>> START

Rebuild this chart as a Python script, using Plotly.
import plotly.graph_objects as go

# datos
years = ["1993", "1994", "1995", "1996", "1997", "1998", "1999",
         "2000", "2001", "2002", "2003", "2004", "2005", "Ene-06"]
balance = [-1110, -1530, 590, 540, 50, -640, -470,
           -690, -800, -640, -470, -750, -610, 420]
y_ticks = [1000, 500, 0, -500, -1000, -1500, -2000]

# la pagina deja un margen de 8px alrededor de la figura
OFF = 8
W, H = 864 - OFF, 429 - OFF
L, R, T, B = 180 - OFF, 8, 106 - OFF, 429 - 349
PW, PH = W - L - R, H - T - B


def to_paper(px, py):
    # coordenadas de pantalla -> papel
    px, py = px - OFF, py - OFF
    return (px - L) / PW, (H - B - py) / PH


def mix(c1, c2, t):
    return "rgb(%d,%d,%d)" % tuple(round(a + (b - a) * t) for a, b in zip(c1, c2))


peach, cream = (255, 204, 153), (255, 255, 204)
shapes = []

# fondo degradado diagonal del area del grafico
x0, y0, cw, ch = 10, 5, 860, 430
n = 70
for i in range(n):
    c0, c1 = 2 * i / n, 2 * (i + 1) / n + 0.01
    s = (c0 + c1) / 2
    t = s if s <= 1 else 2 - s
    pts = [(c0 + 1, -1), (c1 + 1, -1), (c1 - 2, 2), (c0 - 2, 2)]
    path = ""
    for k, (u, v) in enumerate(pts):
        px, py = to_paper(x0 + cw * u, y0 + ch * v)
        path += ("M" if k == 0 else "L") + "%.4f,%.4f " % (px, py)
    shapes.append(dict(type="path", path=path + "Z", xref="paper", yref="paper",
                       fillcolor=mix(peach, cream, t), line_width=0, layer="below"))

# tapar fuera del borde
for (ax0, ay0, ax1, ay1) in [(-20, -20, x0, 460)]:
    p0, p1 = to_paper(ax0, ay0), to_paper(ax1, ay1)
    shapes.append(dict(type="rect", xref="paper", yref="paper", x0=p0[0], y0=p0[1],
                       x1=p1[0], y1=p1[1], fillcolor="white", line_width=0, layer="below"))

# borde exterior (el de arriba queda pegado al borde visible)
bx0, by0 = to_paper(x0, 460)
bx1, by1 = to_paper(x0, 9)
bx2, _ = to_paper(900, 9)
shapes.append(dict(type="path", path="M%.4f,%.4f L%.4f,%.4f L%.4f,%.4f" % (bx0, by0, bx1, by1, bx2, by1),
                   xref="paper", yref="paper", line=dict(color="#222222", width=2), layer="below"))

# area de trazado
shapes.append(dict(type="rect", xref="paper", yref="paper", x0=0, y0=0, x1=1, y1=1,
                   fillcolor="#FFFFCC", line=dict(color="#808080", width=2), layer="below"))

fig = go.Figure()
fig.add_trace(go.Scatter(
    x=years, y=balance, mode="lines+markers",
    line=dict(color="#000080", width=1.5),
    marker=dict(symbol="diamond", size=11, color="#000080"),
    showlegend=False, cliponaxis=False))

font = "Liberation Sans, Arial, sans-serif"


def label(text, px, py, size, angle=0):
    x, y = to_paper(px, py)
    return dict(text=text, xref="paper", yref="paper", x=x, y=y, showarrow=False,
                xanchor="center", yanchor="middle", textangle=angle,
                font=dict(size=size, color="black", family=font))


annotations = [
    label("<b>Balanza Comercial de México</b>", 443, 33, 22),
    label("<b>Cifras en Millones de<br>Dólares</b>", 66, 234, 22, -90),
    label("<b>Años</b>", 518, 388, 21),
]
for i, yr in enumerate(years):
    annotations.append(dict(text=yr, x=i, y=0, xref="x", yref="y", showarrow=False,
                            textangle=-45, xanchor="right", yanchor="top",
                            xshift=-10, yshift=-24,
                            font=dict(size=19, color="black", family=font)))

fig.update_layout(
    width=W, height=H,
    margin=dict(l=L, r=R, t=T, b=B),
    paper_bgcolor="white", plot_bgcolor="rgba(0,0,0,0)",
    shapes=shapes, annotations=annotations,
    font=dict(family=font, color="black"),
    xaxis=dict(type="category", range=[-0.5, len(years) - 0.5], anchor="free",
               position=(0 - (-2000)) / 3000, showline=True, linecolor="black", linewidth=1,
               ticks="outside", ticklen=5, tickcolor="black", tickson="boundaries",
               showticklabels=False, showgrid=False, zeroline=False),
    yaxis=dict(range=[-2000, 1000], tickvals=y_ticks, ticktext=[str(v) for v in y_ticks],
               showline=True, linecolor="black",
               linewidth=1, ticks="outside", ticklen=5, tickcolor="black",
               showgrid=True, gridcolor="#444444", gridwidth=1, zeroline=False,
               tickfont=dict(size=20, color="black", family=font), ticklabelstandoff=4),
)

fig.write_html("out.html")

>> END

Return exactly the lines from the beginning of the data above through the one containing "in zip(c1, c2))", please. Include both end lines and add nothing else.

Rebuild this chart as a Python script, using Plotly.
import plotly.graph_objects as go

# datos
years = ["1993", "1994", "1995", "1996", "1997", "1998", "1999",
         "2000", "2001", "2002", "2003", "2004", "2005", "Ene-06"]
balance = [-1110, -1530, 590, 540, 50, -640, -470,
           -690, -800, -640, -470, -750, -610, 420]
y_ticks = [1000, 500, 0, -500, -1000, -1500, -2000]

# la pagina deja un margen de 8px alrededor de la figura
OFF = 8
W, H = 864 - OFF, 429 - OFF
L, R, T, B = 180 - OFF, 8, 106 - OFF, 429 - 349
PW, PH = W - L - R, H - T - B


def to_paper(px, py):
    # coordenadas de pantalla -> papel
    px, py = px - OFF, py - OFF
    return (px - L) / PW, (H - B - py) / PH


def mix(c1, c2, t):
    return "rgb(%d,%d,%d)" % tuple(round(a + (b - a) * t) for a, b in zip(c1, c2))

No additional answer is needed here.